Can a costly entertainment system to play with your kids from miles away spell success for Amazon?

If Hollywood wanted to make the wildly popular “Home Alone” series of hit comedy films today they might need a different plot. 

The idea that actor Macaulay Culkin, who plays an 8-year-old boy, who gets left behind by his family by mistake, and ends up all alone at home for the holidays, seems outlandish today.

It is not something that kids are likely to experience these days.

With the overwhelming invasion of technology, cameras, mobile phones, multiple screens and virtual assistants, being alone is highly unlikely, even for children.

And Amazon  (AMZN) – Get Amazon.com, Inc. Report is here to add to that clutter, and potentially make more money off it, with a new device that allows for kids and adults to play board games, sketch and read together even when they aren’t with each other in the same apartment or room.

The Seattle tech giant’s latest device “Glow,” is similar in size to an old fashioned payphone, the ones installed in phone booths, and is designed to make video calling more enjoyable for kids.

Glow is a countertop entertainment device that comes with a projector that creates a 19-inch, touch-sensitive space in front of the child and the adult on the other end of the video call can interact with the game or activity using their Glow app.

Glow is designed so that each person has a clear view of the other as they simultaneously engage in real-time activities, the company said.

Amazon

Kids Could Become Lifelong Consumers?

Amazon’s new video-calling gadget is targeted at working parents but also the kids who may end up becoming Amazon consumers after getting used to Glow.

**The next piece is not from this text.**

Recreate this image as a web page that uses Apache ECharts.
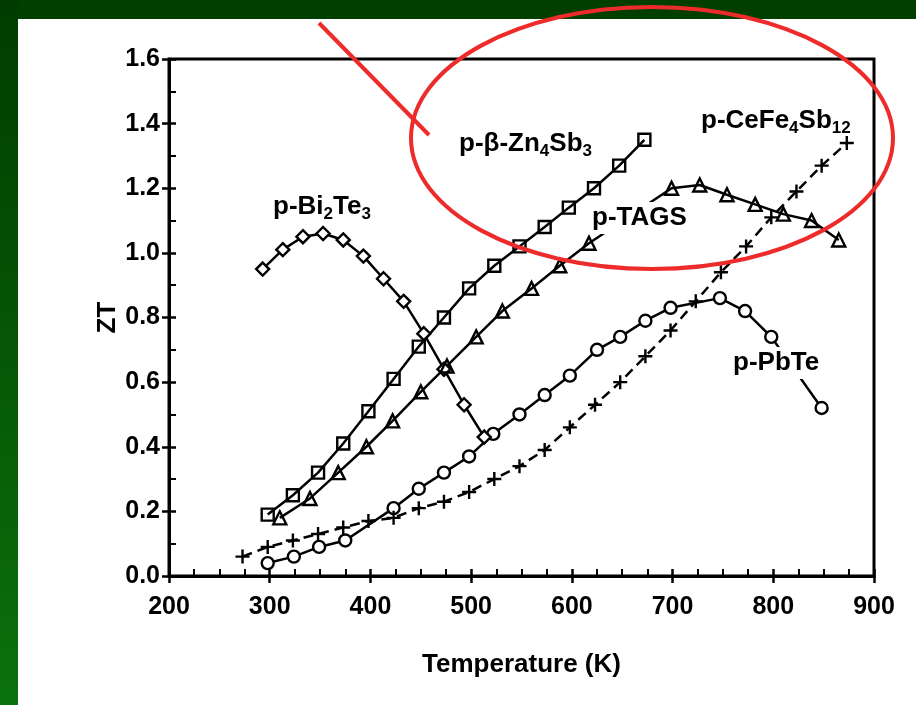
<!DOCTYPE html>
<html>
<head>
<meta charset="utf-8">
<script src="https://cdn.jsdelivr.net/npm/echarts@6/dist/echarts.min.js"></script>
<style>
  html, body { margin: 0; padding: 0; background: #fff; }
  #chart { width: 916px; height: 705px; }
</style>
</head>
<body>
<div id="chart"></div>
<script>
// Temperature axis ticks (K) and ZT ticks
const tempTicks = [200, 300, 400, 500, 600, 700, 800, 900];
const ztTicks = [0.0, 0.2, 0.4, 0.6, 0.8, 1.0, 1.2, 1.4, 1.6];

// p-Bi2Te3
const bi2te3T  = [293, 313, 333, 353, 373, 393, 413, 433, 453, 473, 493, 513];
const bi2te3ZT = [0.95, 1.01, 1.05, 1.06, 1.04, 0.99, 0.92, 0.85, 0.75, 0.64, 0.53, 0.43];

// p-beta-Zn4Sb3
const zn4sb3T  = [298, 323, 348, 373, 398, 423, 448, 473, 498, 523, 548, 573, 597, 622, 647, 672];
const zn4sb3ZT = [0.19, 0.25, 0.32, 0.41, 0.51, 0.61, 0.71, 0.80, 0.89, 0.96, 1.02, 1.08, 1.14, 1.20, 1.27, 1.35];

// p-TAGS
const tagsT  = [310, 340, 368, 396, 422, 450, 476, 505, 531, 560, 588, 617, 699, 727, 754, 782, 810, 838, 865];
const tagsZT = [0.18, 0.24, 0.32, 0.40, 0.48, 0.57, 0.65, 0.74, 0.82, 0.89, 0.96, 1.03, 1.20, 1.21, 1.18, 1.15, 1.12, 1.10, 1.04];

// p-PbTe
const pbteT  = [298, 324, 349, 375, 423, 448, 473, 498, 522, 548, 573, 598, 625, 648, 673, 698, 747, 772, 798, 848];
const pbteZT = [0.04, 0.06, 0.09, 0.11, 0.21, 0.27, 0.32, 0.37, 0.44, 0.50, 0.56, 0.62, 0.70, 0.74, 0.79, 0.83, 0.86, 0.82, 0.74, 0.52];

// p-CeFe4Sb12
const cefeT  = [273, 298, 323, 348, 373, 398, 423, 448, 473, 498, 523, 548, 573, 598, 623, 648, 673, 698, 723, 748, 773, 798, 823, 848, 873];
const cefeZT = [0.06, 0.09, 0.11, 0.13, 0.15, 0.17, 0.18, 0.21, 0.23, 0.26, 0.30, 0.34, 0.39, 0.46, 0.53, 0.60, 0.68, 0.76, 0.85, 0.94, 1.02, 1.11, 1.19, 1.27, 1.34];

const FONT = 'Liberation Sans, Arial, sans-serif';
const INK = '#000';
const RED = '#ee2b2b';

const pairs = (xs, ys) => xs.map((x, i) => [x, ys[i]]);

function curve(name, xs, ys, symbol, size, fill, dashed) {
  return {
    name: name,
    type: 'line',
    data: pairs(xs, ys),
    symbol: symbol,
    symbolSize: size,
    showAllSymbol: true,
    lineStyle: { color: INK, width: 2.5, type: dashed ? [10, 6] : 'solid' },
    itemStyle: { color: fill, borderColor: INK, borderWidth: 2.4 },
    emphasis: { disabled: true },
    silent: true
  };
}

const crossPath = 'path://M0,7L14,7M7,0L7,14';

// curve labels with subscripts
const richBase = {
  m: { fontFamily: FONT, fontWeight: 'bold', fontSize: 26, lineHeight: 32, fill: INK },
  s: { fontFamily: FONT, fontWeight: 'bold', fontSize: 17, lineHeight: 17, verticalAlign: 'bottom', fill: INK }
};
function curveLabel(text, x, y, bg) {
  const style = { text: text, rich: richBase, align: 'left', verticalAlign: 'middle' };
  if (bg) { style.backgroundColor = '#fff'; style.padding = [0, 3, 0, 3]; }
  return { type: 'text', x: x, y: y, z: 100, silent: true, style: style };
}

const valueTicks = (min, max, step) => ({ min: min, max: max, interval: step });

const chart = echarts.init(document.getElementById('chart'), null, { renderer: 'canvas' });

chart.setOption({
  animation: false,
  backgroundColor: '#fff',
  grid: {
    left: 169, right: 42, top: 59, bottom: 129,
    show: true, borderColor: INK, borderWidth: 3, backgroundColor: 'transparent'
  },
  xAxis: [
    Object.assign({
      type: 'value',
      position: 'bottom',
      name: 'Temperature (K)',
      nameLocation: 'middle',
      nameGap: 76,
      nameMoveOverlap: false,
      nameTextStyle: { fontFamily: FONT, fontWeight: 'bold', fontSize: 26, color: INK },
      axisLine: { show: true, lineStyle: { color: INK, width: 3 } },
      axisTick: { show: true, inside: true, length: 7, lineStyle: { color: INK, width: 2.5 } },
      minorTick: { show: true, splitNumber: 4, length: 7, lineStyle: { color: INK, width: 2 } },
      axisLabel: {
        fontFamily: FONT, fontWeight: 'bold', fontSize: 25, color: INK, margin: 19,
        formatter: v => (tempTicks.indexOf(v) >= 0 ? String(v) : '')
      },
      splitLine: { show: false }
    }, valueTicks(tempTicks[0], tempTicks[tempTicks.length - 1], 100)),
    Object.assign({
      type: 'value',
      position: 'bottom',
      axisLine: { show: false },
      axisTick: { show: true, inside: false, length: 7, lineStyle: { color: INK, width: 2.5 } },
      axisLabel: { show: false },
      splitLine: { show: false }
    }, valueTicks(tempTicks[0], tempTicks[tempTicks.length - 1], 100))
  ],
  yAxis: [
    Object.assign({
      type: 'value',
      position: 'left',
      name: 'ZT',
      nameLocation: 'middle',
      nameGap: 48,
      nameMoveOverlap: false,
      nameTextStyle: { fontFamily: FONT, fontWeight: 'bold', fontSize: 26, color: INK },
      axisLine: { show: true, lineStyle: { color: INK, width: 3 } },
      axisTick: { show: true, inside: true, length: 7, lineStyle: { color: INK, width: 2.5 } },
      minorTick: { show: true, splitNumber: 2, length: 7, lineStyle: { color: INK, width: 2 } },
      axisLabel: {
        fontFamily: FONT, fontWeight: 'bold', fontSize: 25, color: INK, margin: 9,
        formatter: v => v.toFixed(1)
      },
      splitLine: { show: false }
    }, valueTicks(ztTicks[0], ztTicks[ztTicks.length - 1], 0.2)),
    Object.assign({
      type: 'value',
      position: 'left',
      axisLine: { show: false },
      axisTick: { show: true, inside: false, length: 7, lineStyle: { color: INK, width: 2.5 } },
      axisLabel: { show: false },
      splitLine: { show: false }
    }, valueTicks(ztTicks[0], ztTicks[ztTicks.length - 1], 0.2))
  ],
  series: [
    curve('p-PbTe', pbteT, pbteZT, 'circle', 12, '#fff', false),
    curve('p-CeFe4Sb12', cefeT, cefeZT, crossPath, 14, INK, true),
    curve('p-Bi2Te3', bi2te3T, bi2te3ZT, 'diamond', 13, '#fff', false),
    curve('p-TAGS', tagsT, tagsZT, 'triangle', 13, 'rgba(255,255,255,0)', false),
    curve('p-beta-Zn4Sb3', zn4sb3T, zn4sb3ZT, 'rect', 12, 'rgba(255,255,255,0)', false)
  ],
  graphic: [
    // slide frame
    {
      type: 'rect', z: -50, silent: true,
      shape: { x: 0, y: 0, width: 916, height: 19 },
      style: { fill: '#003f00' }
    },
    {
      type: 'rect', z: -50, silent: true,
      shape: { x: 0, y: 0, width: 18, height: 705 },
      style: {
        fill: new echarts.graphic.LinearGradient(0, 0, 0, 1, [
          { offset: 0, color: '#003c00' },
          { offset: 1, color: '#0b720b' }
        ])
      }
    },
    // curve names
    curveLabel('{m|p-Bi}{s|2}{m|Te}{s|3}', 273, 207, false),
    curveLabel('{m|p-β-Zn}{s|4}{m|Sb}{s|3}', 459, 144, false),
    curveLabel('{m|p-CeFe}{s|4}{m|Sb}{s|12}', 701, 121, false),
    curveLabel('{m|p-TAGS}', 589, 218, true),
    curveLabel('{m|p-PbTe}', 730, 363, true),
    // red highlight marks
    {
      type: 'ellipse', z: 120, silent: true,
      shape: { cx: 652, cy: 138, rx: 241, ry: 131 },
      style: { fill: 'none', stroke: RED, lineWidth: 4 }
    },
    {
      type: 'line', z: 120, silent: true,
      shape: { x1: 319, y1: 23, x2: 429, y2: 135 },
      style: { stroke: RED, lineWidth: 4 }
    }
  ]
});
</script>
</body>
</html>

“As part of product development, we were influenced by child-development research that shows regular, active, and interactive play between children and loving adults can improve the lives of young children,” Amazon Glow General Manager Joerg Tewes claimed.

The focus is that the device allows kids to “do” things with their parents rather than just passively listening. This playful learning apparently helps working parents and extended family members develop deeper bonds with the children, Amazon said.

The $299 Amazon Glow, which was tested among working truck driver parents, comes with a one year subscription of Amazon’s Kids+.

The subscription includes thousands of kid-friendly books, movies, TV shows, educational apps, and games.

Early reviews of the device showed that a three-year-old picked up on how to use Glow quickly but experienced some practical issues while using the laser projected touch mat.

While another reviewer wrote that it was a “big hit” with his four-year-old son.

There are no ads or Alexa on the device.